Comprendí, más allá de las caricaturas con que cierto sector de la izquierda gusta demonizar a los inquilinos de la Casa Blanca, que su figura sintetizaba, ante todo, una historia de lucha colectiva. Ya sea del pueblo afroamericano por sus derechos civiles, de los nativo americanos por el respeto de sus tratados históricos o bien aquella de los sin papeles por el derecho a no ser devueltos a patadas al sur del río Bravo. Desde Martín Luther King a Malcom X. Desde Leonard Peltier al salvadoreño Francisco Rivera. Todo ello y más representaba Obama para Susan. No se trataba en absoluto de un candidato demócrata más. Hijo de madre blanca y padre keniano, encarnaba como pocos todo un capítulo de la historia reciente de los Estados Unidos. Reconozco que por entonces no pude verlo. Porfiar en ello, a estas alturas, no sería otra cosa que estar ciego.
¿Sabrá la «ilustrada» elite chilena, aquella que repletó los salones de La Moneda hace unos días para agasajarlo, de qué diablos les estoy hablando? Tengo mis serias dudas. Si lo supieran, sospecho más de alguno se sonrojaría. O cuando menos daría media vuelta y si te he visto alguna vez negrito, no me acuerdo. Y es que más allá de su investidura presidencial – polémica es cierto, pero no olvidemos que carga tras de si los destinos de todo un Imperio- quien visitó Chile a comienzos de semana es para millones de personas en el mundo un verdadero símbolo. Un símbolo de libertad y de reencuentro.
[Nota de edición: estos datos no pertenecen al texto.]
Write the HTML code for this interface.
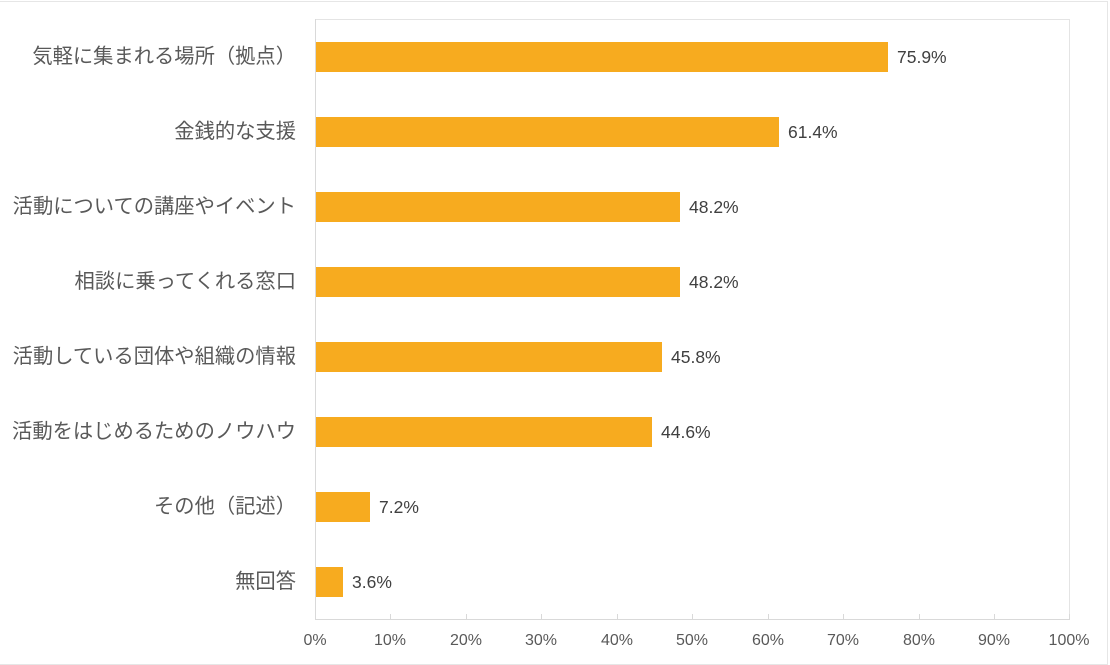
<!DOCTYPE html>
<html><head><meta charset="utf-8"><style>
html,body{margin:0;padding:0;background:#fff}
body{width:1110px;height:665px;position:relative;overflow:hidden;font-family:"Liberation Sans","Noto Sans CJK JP",sans-serif}
.frame{position:absolute;left:0;top:1px;width:1107px;height:662px;border:1px solid #e6e6e6;border-left:none}
.plot{position:absolute;left:315px;top:19px;width:754px;height:600px;border-top:1px solid #e4e4e4;border-right:1px solid #e4e4e4}
.yax{position:absolute;left:315px;top:19px;width:1px;height:601px;background:#d9d9d9}
.xax{position:absolute;left:315px;top:619px;width:755px;height:1px;background:#d9d9d9}
.tick{position:absolute;top:614px;width:1px;height:5px;background:#d9d9d9}
.bar{position:absolute;left:316px;height:30px;background:#f7ab1f}
.val{position:absolute;font-size:17.5px;color:#404040;line-height:30px}
.cat{position:absolute;right:814px;font-size:20.3px;color:#595959;line-height:30px;white-space:nowrap}
.xl{position:absolute;top:632px;font-size:16px;color:#595959;transform:translateX(-50%)}
</style></head><body>
<div class="frame"></div>
<div class="plot"></div>
<div class="yax"></div><div class="xax"></div>

<div class="cat" style="top:42px">気軽に集まれる場所（拠点）</div>
<div class="bar" style="top:42px;width:572px"></div><div class="val" style="top:42px;left:897px">75.9%</div>

<div class="cat" style="top:117px">金銭的な支援</div>
<div class="bar" style="top:117px;width:463px"></div><div class="val" style="top:117px;left:788px">61.4%</div>

<div class="cat" style="top:192px">活動についての講座やイベント</div>
<div class="bar" style="top:192px;width:364px"></div><div class="val" style="top:192px;left:689px">48.2%</div>

<div class="cat" style="top:267px">相談に乗ってくれる窓口</div>
<div class="bar" style="top:267px;width:364px"></div><div class="val" style="top:267px;left:689px">48.2%</div>

<div class="cat" style="top:342px">活動している団体や組織の情報</div>
<div class="bar" style="top:342px;width:346px"></div><div class="val" style="top:342px;left:671px">45.8%</div>

<div class="cat" style="top:417px">活動をはじめるためのノウハウ</div>
<div class="bar" style="top:417px;width:336px"></div><div class="val" style="top:417px;left:661px">44.6%</div>

<div class="cat" style="top:492px">その他（記述）</div>
<div class="bar" style="top:492px;width:54px"></div><div class="val" style="top:492px;left:379px">7.2%</div>

<div class="cat" style="top:567px">無回答</div>
<div class="bar" style="top:567px;width:27px"></div><div class="val" style="top:567px;left:352px">3.6%</div>

<div class="tick" style="left:390px"></div><div class="tick" style="left:466px"></div><div class="tick" style="left:541px"></div><div class="tick" style="left:617px"></div><div class="tick" style="left:692px"></div><div class="tick" style="left:768px"></div><div class="tick" style="left:843px"></div><div class="tick" style="left:919px"></div><div class="tick" style="left:994px"></div><div class="tick" style="left:1069px"></div>

<div class="xl" style="left:315px">0%</div><div class="xl" style="left:390px">10%</div><div class="xl" style="left:466px">20%</div><div class="xl" style="left:541px">30%</div><div class="xl" style="left:617px">40%</div><div class="xl" style="left:692px">50%</div><div class="xl" style="left:768px">60%</div><div class="xl" style="left:843px">70%</div><div class="xl" style="left:919px">80%</div><div class="xl" style="left:994px">90%</div><div class="xl" style="left:1069px">100%</div>
</body></html>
Un símbolo de superación de las odiosas barreras raciales, si bien aun existentes en muchas partes de Estados Unidos, cada día menos promovidas y mucho menos aceptadas. ¿Qué podrá entender de ello en Chile un Hinzpeter, un Luksic, un Pérez Yoma, un Chadwick, un Eyzaguirre, inclusive una «progresista» Carolina Tohá? A estas alturas, sospecho que poco y nada.
Tan solo días antes de la visita de Obama, un migrante ecuatoriano de raza negra que cruzó con luz roja la Alameda fue detenido violentamente por Carabineros. Videos de transeúntes denunciaron indignados un actuar policial a todas luces racista y cavernario. Del selecto listado anterior ninguno dijo ni pío. El pasado martes, cuatro campesinos mapuche fueron condenados por un tribunal sureño a más de 20 años de prisión. Así como lo lee; ¡20 años y de un plumazo! No asesinaron a nadie, tampoco abusaron sexualmente de ningún seminarista, pero -Ley Antiterrorista de por medio- la condena fue secarse con sus huesos en la cárcel. Si alguien no ve racismo en esta sentencia, recomiendo vaya al oculista. Y luego, por favor, léase de pasadita alguno de los libros sobre Obama disponibles en el mercado editorial. Tal vez por fin, en una de esas, quién sabe, comencemos entre todos a entendernos.
* Publicada en The Clinic, Edición del 24 de Marzo de 2011.